Товкач встает, бежит к калитке и останавливается в нерешительности. И нет у него сил ответить на приветствие. Неожиданный гость смотрит на него своими бегающими водянистыми глазками, спрашивает:

— Как живете, Филимон Иванович?

И снова молчание, жалкое, растерянное, но короткое. Мгновение, и Товкач говорит, показывая свои кровавые мозоли, нажитые на дренажном плуге:

— Так и живем. Все пошло прахом. А как вы, Максим Минович? Забыли про своего верного друга…

Шайба таинственно оглядывается и заходит во двор. Идол гремит цепью, бросается на Шайбу, но в последний момент узнает и лениво, недовольно возвращается в свою собачью конуру.

— Узнал, — вздыхает перепуганный Шайба. — А я думал, что не узнает…

Входят в хату, и Шайба просит Товкача завесить окна. Товкачу становится страшно, но он все-таки завешивает окна, потом выбегает во двор и на всякий случай спускает Идола. Возвращается в хату бледный, взволнованный и шепотом спрашивает Шайбу:

— Вы что, прячетесь?

— Тихо, — умоляет Шайба. — Меня ищут, меня преследуют, у меня хотят отобрать… — Он вынул из-за пазухи потертую, засаленную схему, сложенную вчетверо и еще раз вчетверо: — Вот. Не слыхали, вода в Корму не прибывает?

— Нет, не прибывает, — наобум ответил Товкач.

— И не прибудет. — Глаза у Шайбы вспыхнули, налились кровью.

— Почему, Максим Минович?

— А потому, что я не даю своего плана. — И Шайба спрятал свое сокровище поглубже, потом снова оглядел окна, тяжело вздохнул: — Никому ни слова. Я одолею. Я их всех одолею! Я докажу им, кто такой Максим Минович Шайба… Величина! Профессор! — И опять начал говорить о том, что его преследуют.

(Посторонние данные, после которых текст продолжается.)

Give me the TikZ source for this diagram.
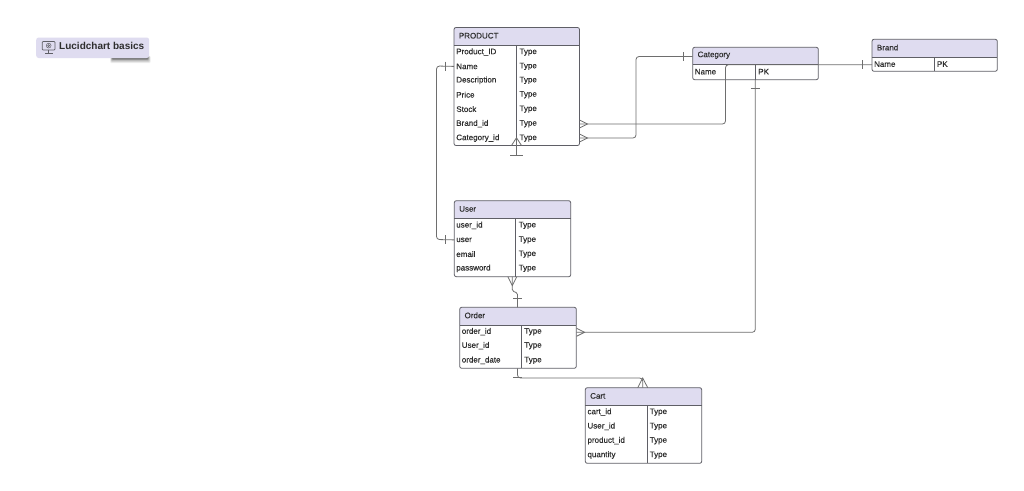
\documentclass[tikz,border=0pt]{standalone}
\usepackage{fontspec}
\setmainfont{Liberation Sans}
\newfontfamily\rowfont[FakeBold=0.35]{Liberation Sans}
\newfontfamily\headfont[FakeBold=0.1]{Liberation Sans}
\usetikzlibrary{calc}
\definecolor{headfill}{HTML}{DFDCF0}
\definecolor{edgecol}{HTML}{5F5F66}
\definecolor{linkcol}{HTML}{6E6E6E}
\definecolor{txtcol}{HTML}{2E2E2E}
\tikzset{
  x=1pt,y=-1pt,
  entbox/.style={draw=edgecol,line width=0.8pt,rounded corners=2pt,anchor=north west,inner sep=0pt,outer sep=0pt},
  divider/.style={draw=edgecol,line width=0.8pt},
  link/.style={draw=linkcol,line width=0.8pt,rounded corners=3pt},
  mark line/.style={draw=linkcol,line width=0.8pt},
  celltext/.style={anchor=west,inner sep=0pt,text=txtcol,font=\rowfont\fontsize{8}{9}\selectfont},
  titletext/.style={anchor=west,inner sep=0pt,text=txtcol,font=\headfont\fontsize{8}{9}\selectfont},
}
% id, x1, y1, x2, y2, header bottom, column x, title
\newcommand\ertable[8]{%
  \fill[headfill] (#2,#6) [rounded corners=2pt] -- (#2,#3) -- (#4,#3) [sharp corners] -- (#4,#6) -- cycle;
  \pgfmathsetlengthmacro{\tw}{#4-#2}%
  \pgfmathsetlengthmacro{\th}{#5-#3}%
  \node[entbox,minimum width=\tw,minimum height=\th] (#1) at (#2,#3) {};
  \draw[divider] (#2,#6) -- (#4,#6);
  \draw[divider] (#7,#6) -- (#7,#5);
  \node[titletext] (#1-title) at (#2+4.7,{(#3+#6)/2-0.8}) {#8};
}
% id, x of left cell, x of right cell, y, left text, right text
\newcommand\errow[6]{%
  \node[celltext] (#1) at (#2-0.4,#4+0.4) {#5};
  \node[celltext] (#1-t) at (#3-0.2,#4+0.4) {#6};
}
% crow's foot: apex, prong offset 1, prong offset 2
\newcommand\crowfoot[3]{\draw[mark line] ($(#1)+(#2)$) -- (#1) -- ($(#1)+(#3)$);}
% crossing bar: centre, half-length vector
\newcommand\crossbar[2]{\draw[mark line] ($(#1)-(#2)$) -- ($(#1)+(#2)$);}
\begin{document}
\begin{tikzpicture}
\useasboundingbox (0,0) rectangle (1024,490);
\fill[white] (0,0) rectangle (1024,490);

% badge
\foreach \o/\s in {5/6,4/12,3/20,2/30,1/42,0/55}{
  \fill[black!\s!white,rounded corners=1pt] (112-\o/3,56) rectangle (148+\o/2,59+\o/1.2);
}
\node[fill=headfill,rounded corners=2.5pt,minimum width=113pt,minimum height=20.5pt,anchor=north west,inner sep=0pt] (badge) at (36,37.3) {};
\node[anchor=west,inner sep=0pt,text=txtcol,font=\bfseries\fontsize{10}{11}\selectfont] (badgetext) at (59,46.4) {Lucidchart basics};
\draw[edgecol,line width=0.7pt,rounded corners=0.8pt] (42.3,41.5) rectangle (55,50);
\draw[edgecol,line width=0.5pt] (48.7,45.6) circle (2.4pt) (48.7,45.6) circle (1pt);
\draw[edgecol,line width=0.7pt] (48.7,50) -- (48.7,53) (45,53.2) -- (52.5,53.2);

% tables
\ertable{product}{454}{27.5}{579.5}{145.5}{45.5}{516.5}{PRODUCT}
\errow{p1}{456.5}{519.5}{51.7}{Product\_ID}{Type}
\errow{p2}{456.5}{519.5}{66}{Name}{Type}
\errow{p3}{456.5}{519.5}{80}{Description}{Type}
\errow{p4}{456.5}{519.5}{94.3}{Price}{Type}
\errow{p5}{456.5}{519.5}{108.7}{Stock}{Type}
\errow{p6}{456.5}{519.5}{123.3}{Brand\_id}{Type}
\errow{p7}{456.5}{519.5}{137.7}{Category\_id}{Type}

\ertable{category}{692.7}{47.3}{818.3}{79.7}{64.7}{755.3}{Category}
\errow{c1}{695}{758.3}{71.3}{Name}{PK}

\ertable{brand}{872}{39.3}{997.3}{71.3}{57.3}{934.3}{Brand}
\errow{b1}{874.3}{937}{63.7}{Name}{PK}

\ertable{user}{454.3}{200.7}{570.7}{276.7}{218.7}{515.7}{User}
\errow{u1}{456.5}{518.7}{225}{user\_id}{Type}
\errow{u2}{456.5}{518.7}{239.5}{user}{Type}
\errow{u3}{456.5}{518.7}{253.7}{email}{Type}
\errow{u4}{456.5}{518.7}{268}{password}{Type}

\ertable{order}{459.7}{307.3}{576.3}{368.3}{325}{521.3}{Order}
\errow{o1}{462}{524.3}{331.3}{order\_id}{Type}
\errow{o2}{462}{524.3}{345.3}{User\_id}{Type}
\errow{o3}{462}{524.3}{360}{order\_date}{Type}

\ertable{cart}{585.3}{387.7}{701.7}{463.3}{405.7}{647.3}{Cart}
\errow{k1}{587.7}{649.7}{411.7}{cart\_id}{Type}
\errow{k2}{587.7}{649.7}{426}{User\_id}{Type}
\errow{k3}{587.7}{649.7}{440.3}{product\_id}{Type}
\errow{k4}{587.7}{649.7}{454.7}{quantity}{Type}

% Product.Name -- User.user
\draw[link] (product.west |- p2) -- (436.5,66) -- (436.5,239.5) -- (user.west |- u2);
\coordinate (m1) at (445,66); \crossbar{m1}{0,4.5}
\coordinate (m2) at (445,239.5); \crossbar{m2}{0,4.5}

% Product.Brand_id -- Brand.Name
\coordinate (bfoot) at (587.5,124);
\draw[link] (product.east |- bfoot) -- (725.5,124) -- (725.5,64.7) -- (brand.west |- 0,64.7);
\crowfoot{bfoot}{-8,-4}{-8,4}
\coordinate (m3) at (862.5,64.7); \crossbar{m3}{0,4.5}

% Product.Category_id -- Category
\coordinate (cfoot) at (587.5,138);
\draw[link] (product.east |- cfoot) -- (636,138) -- (636,56.5) -- (category.west |- 0,56.5);
\crowfoot{cfoot}{-8,-4}{-8,4}
\coordinate (m4) at (683,56.5); \crossbar{m4}{0,4.5}

% Order -- Category
\coordinate (ofoot) at (584.5,332.3);
\draw[link] (order.east |- ofoot) -- (755.3,332.3) -- (category.south -| 755.3,0);
\crowfoot{ofoot}{-8,-4}{-8,4}
\coordinate (m5) at (755.3,88.3); \crossbar{m5}{4.5,0}

% Product bottom, free end
\coordinate (pfree) at (516.5,155);
\coordinate (pfoot) at (516.5,137.7);
\draw[link] (pfree) -- (pfoot);
\crowfoot{pfoot}{-5,7.8}{5,7.8}
\crossbar{pfree}{6.5,0}

% User -- Order
\coordinate (ufoot) at (512.3,285.5);
\coordinate (m6) at (517.5,298);
\draw[link,rounded corners=1.5pt] (user.south -| ufoot) -- (512.3,291) -- (517.5,293) -- (order.north -| m6);
\crowfoot{ufoot}{-4.5,-8.8}{4.5,-8.8}
\crossbar{m6}{4.5,0}

% Order -- Cart
\coordinate (kfoot) at (642.7,378);
\coordinate (m7) at (517.5,377.7);
\draw[link] (order.south -| m7) -- (517.5,378) -- (642.7,378) -- (cart.north -| kfoot);
\crowfoot{kfoot}{-5,9.7}{5,9.7}
\crossbar{m7}{4.5,0}
\end{tikzpicture}
\end{document}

Товкач отвел от него глаза. «Помешался», — мелькнуло у Товкача. Решение пришло молниеносно. Товкач снял с окон суконные одеяла, и Шайба, пораженный этой выходкой, попятился в темные сени.

— Что вы делаете, Филимон Иванович?

Но Товкач уже был неумолим. Он молча взял Шайбу за дрожащую руку и повел к воротам. Шайба не сопротивлялся, не возмущался, он покорно шел за Товкачем. За воротами Товкач показал ему на дорогу. Шайба засмеялся хрипло, дико, не по-людски, и пошел… Из тьмы пришел, во тьме и пропал… Где-нибудь поймают его доктора и, узнав, кто он, напишут целую историю его болезни и, может, даром будут лечить его в белых палатах…

А Филимону Товкачу вдруг стало страшно за себя. Все, что на время в нем успокоилось, остыло, снова поднялось наверх, начало мучить, душить, ныть, как старая рана. Стало страшно своей пустой хаты, своего двора, Идола, гремевшего цепью. «Как бы с ума не сойти», — хватался Товкач за голову.

На заре встал и побежал на Корму. Неужели в самом деле не пребывает вода, которую он ежедневно спускает из болот? По замыслу профессора Живана, тут, на Корме, должно образоваться огромное море. Оно затопит все мелколесье, омоет села, а потом его соединят с другими морями, в которые соберут воды из Пинских болот. Никчемной показалась Товкачу его жизнь, когда он углубился в эти грандиозные замыслы. Не разбирая ни дороги, ни тропинок, побежал он напрямик, — ему не терпелось увидеть, какой стала Корма за время, пока он наживал свои мозоли.

Озеро вышло из берегов и словно задумалось, что делать дальше. Вдалеке из воды выступали голые безлистые ольхи — их затопило этой весной. Мертвый песчаный плес тоже исчез под водой. То, о чем мечтал Живан, сбывается. Товкач вошел по колено в воду — может, так входили в Днепр язычники, чтобы принять новую веру, — взглянул на себя и заплакал. В этой воде, которую он потревожил, была частица и его труда.